New Releases (Blu-ray)
Pokémon: Detective Pikachu – The popularity of the Pokémon Go mobile game breathed life back into the property. Even so, the prospect of a live-action Pokémovie still seemed like an eye-rollingly bad idea until Ryan Reynolds signed on to voice the adorable yellow rodent called Pikachu. His involvement brought a lot of attention to the project and even some early positive buzz that propelled it to become the highest-grossing movie (and also one of the best reviewed) based on a video game. All that said, most of the reaction to it was along the lines of “surprisingly not bad” while still acknowledging flaws such as a derivative plot. Now it’s on disc in all available formats, even 3D.
The Curse of La Llorona – For some reason, I can’t read the title of the latest spinoff from the Conjuring Cinematic Universe (the Conjurverse?) without hearing the music for “My Sharona” in my head. Anyway, this one is set in 1973 as a social worker played by Linda Cardellini investigates the famous Mexican legend of the weeping ghost woman who kills children. Like most installments in this franchise, poor reviews couldn’t stop the low-budget movie from making a huge profit at the box office.

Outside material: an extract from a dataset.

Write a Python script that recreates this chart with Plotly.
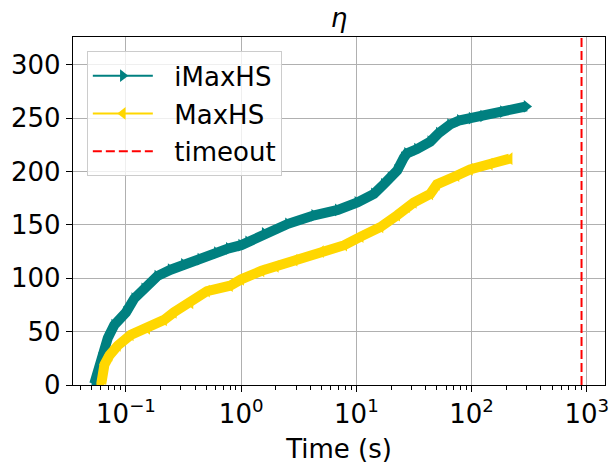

Tolkien – Nicholas Hoult stars in a bio-pic about J.R.R. Tolkien which suggests that the author’s real-life experiences in World War I directly translated to the plot of The Lord of the Rings in a literal 1:1 fashion. This affords the film plenty of excuses to stage elaborate VFX fantasy sequences, but sounds terribly reductive to me. Critics were mixed on the picture and audiences didn’t notice it at all
Poms – Diane Keaton, Jacki Weaver, Pam Grier, and some other friends form a cheerleading squad at their retirement home to prove that they can still Bring It On despite getting older. The consensus seems to be that the comedy is cute and innocuous, but also very clichéd and a waste of all the talent involved.
Girls of the Sun – A more serious form of feminism is examined in a war drama about female freedom fighters in Kurdistan. Deirdre liked the film for the most part, with some reservations.
The Outsider – Country music star Trace Adkins headlines a Western revenge thriller that Deirdre had no kind words for.
Donnybrook – Jason was equally disenchanted with an indie sports drama starring a bulked-up Jamie Bell as a former Marine turned bare-knuckle boxer. The film fizzled on the festival circuit and went nowhere afterwards.
What We Left Behind – Looking Back at Star Trek: Deep Space Nine – CBS Films spent a lot of money and effort restoring Star Trek: The Next Generation into lovely high-definition, but disappointing sales stopped short any plans to do the same for follow-on series Deep Space Nine or Voyager, which are equally in need. Failing a full commitment, selected scenes from DS9 have been remastered for inclusion in a crowdfunded documentary that celebrates the series. Some of the show’s original writers imagine how a hypothetical eighth season might go.
Pokémon: Detective Pikachu arrives on 4k Ultra HD alongside the latest DC animated feature, Batman: Hush. Best Buy has an exclusive SteelBook for Pikachu and a gift set with action figure for Batman.
Jane Campion’s An Angel at My Table joins her earlier Sweetie as part of the Criterion Collection. The 1990 film is a bio-pic of Kiwi author Janet Frame (played by three actresses at different ages), who was misdiagnosed with schizophrenia, institutionalized, and nearly lobotomized before finding her voice.
Kino investigates A Foreign Affair, Billy Wilder’s cynical 1948 comedy starring Jean Arthur and Marlene Dietrich, as well as his 1974 remake of The Front Page with Jack Lemmon and Walter Matthau.
Also rediscovered by Kino is the 1992 Penelope Ann Miller comedy flop The Gun in Betty Lou’s Handbag.
Viggo Mortensen and Lindsay Duncan star in director Philip Ridley’s 1990 cult horror drama The Reflecting Skin, about a disturbed young Midwestern boy in the 1950s who becomes convinced that his neighbor is a vampire. The Blu-ray comes from Film Movement.
Arrow Video goes through the looking glass to find Alice, Sweet Alice, the 1976 slasher featuring a young Brooke Shields.
I’m probably not going to run out and buy anything right away, but An Angel at My Table and The Reflecting Skin will go on my wish list. That should do it for me. Does anything pique your interest this week?